By: Dennis J. Blasko
The long-awaited changes in the operational and tactical units of the People’s Liberation Army (PLA) have begun with a formal announcement by President Xi Jinping in April 2017. After initiating major reforms in late 2015 and throughout 2016, the Central Military Commission (CMC), service headquarters, and military regions (now theater commands) have been reorganized resulting in the reallocation of many personnel and the demobilization of an unknown number of active duty personnel. But, as part of the ongoing 300,000 man reduction, even larger cuts in personnel will follow as headquarters and units at corps/army-level and below are eliminated, re-subordinated, or restructured.

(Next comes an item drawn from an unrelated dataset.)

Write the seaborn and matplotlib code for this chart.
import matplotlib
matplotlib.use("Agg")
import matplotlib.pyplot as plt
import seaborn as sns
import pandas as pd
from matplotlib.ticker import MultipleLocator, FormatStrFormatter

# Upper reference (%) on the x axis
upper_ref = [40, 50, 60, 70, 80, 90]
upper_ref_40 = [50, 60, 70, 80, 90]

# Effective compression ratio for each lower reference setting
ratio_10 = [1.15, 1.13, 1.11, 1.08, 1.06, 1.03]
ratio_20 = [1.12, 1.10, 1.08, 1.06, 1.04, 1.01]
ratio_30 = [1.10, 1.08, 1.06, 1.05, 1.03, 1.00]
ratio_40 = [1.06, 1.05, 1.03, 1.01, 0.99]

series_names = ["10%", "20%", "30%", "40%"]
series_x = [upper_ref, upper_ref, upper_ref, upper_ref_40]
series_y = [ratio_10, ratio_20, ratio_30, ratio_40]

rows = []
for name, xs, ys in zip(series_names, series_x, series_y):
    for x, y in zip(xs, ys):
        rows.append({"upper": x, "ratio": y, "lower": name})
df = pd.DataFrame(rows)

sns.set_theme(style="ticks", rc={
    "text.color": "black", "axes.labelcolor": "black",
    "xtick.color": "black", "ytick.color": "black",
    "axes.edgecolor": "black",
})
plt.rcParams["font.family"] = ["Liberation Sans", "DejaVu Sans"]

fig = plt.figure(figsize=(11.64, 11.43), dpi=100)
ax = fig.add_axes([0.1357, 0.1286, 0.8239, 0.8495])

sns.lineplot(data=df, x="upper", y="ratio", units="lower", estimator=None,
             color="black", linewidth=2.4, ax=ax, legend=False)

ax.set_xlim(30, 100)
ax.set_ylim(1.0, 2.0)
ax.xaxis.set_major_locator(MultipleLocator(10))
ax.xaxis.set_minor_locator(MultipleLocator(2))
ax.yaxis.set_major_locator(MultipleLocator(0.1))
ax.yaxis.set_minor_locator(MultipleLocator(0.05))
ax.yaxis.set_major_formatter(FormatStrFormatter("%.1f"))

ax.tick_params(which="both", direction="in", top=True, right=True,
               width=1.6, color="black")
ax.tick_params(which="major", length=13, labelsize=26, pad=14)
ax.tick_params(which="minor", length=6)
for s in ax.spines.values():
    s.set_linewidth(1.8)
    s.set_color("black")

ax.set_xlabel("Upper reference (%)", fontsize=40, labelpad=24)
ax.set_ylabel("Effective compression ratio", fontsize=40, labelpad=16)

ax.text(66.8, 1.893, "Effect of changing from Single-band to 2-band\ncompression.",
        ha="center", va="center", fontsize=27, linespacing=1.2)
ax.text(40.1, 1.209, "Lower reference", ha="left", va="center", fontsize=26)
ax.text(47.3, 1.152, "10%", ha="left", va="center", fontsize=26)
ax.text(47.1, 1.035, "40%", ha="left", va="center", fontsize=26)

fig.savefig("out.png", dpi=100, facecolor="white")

By 2020, when the structural changes now underway are scheduled for completion, the PLA should number two million active duty personnel. Though the reforms since 2015 are the most significant set of changes for the PLA since the 1950s, they are but an intermediate step, the 2020 milestone, in the PLA’s “three-step development strategy” initially announced in 2006. The strategy’s final goal was modified in 2008 and defined as “reach[ing] the goal of modernization of national defense and armed forces by the mid-21st century.” [1] As such, more adjustments to the PLA’s structure and capabilities can be expected over the next three decades as technology improves and China’s domestic and the international situations change. Throughout this process the reforms will be evaluated to determine if they meet the objectives of building a strong military to defend China’s core security requirements, capable of deterring and winning informationized wars, and accomplishing a variety of military operations other than war such as anti-terrorism, internal stability maintenance, disaster relief, and international peacekeeping and humanitarian relief operations (MOD, May 26, 2015).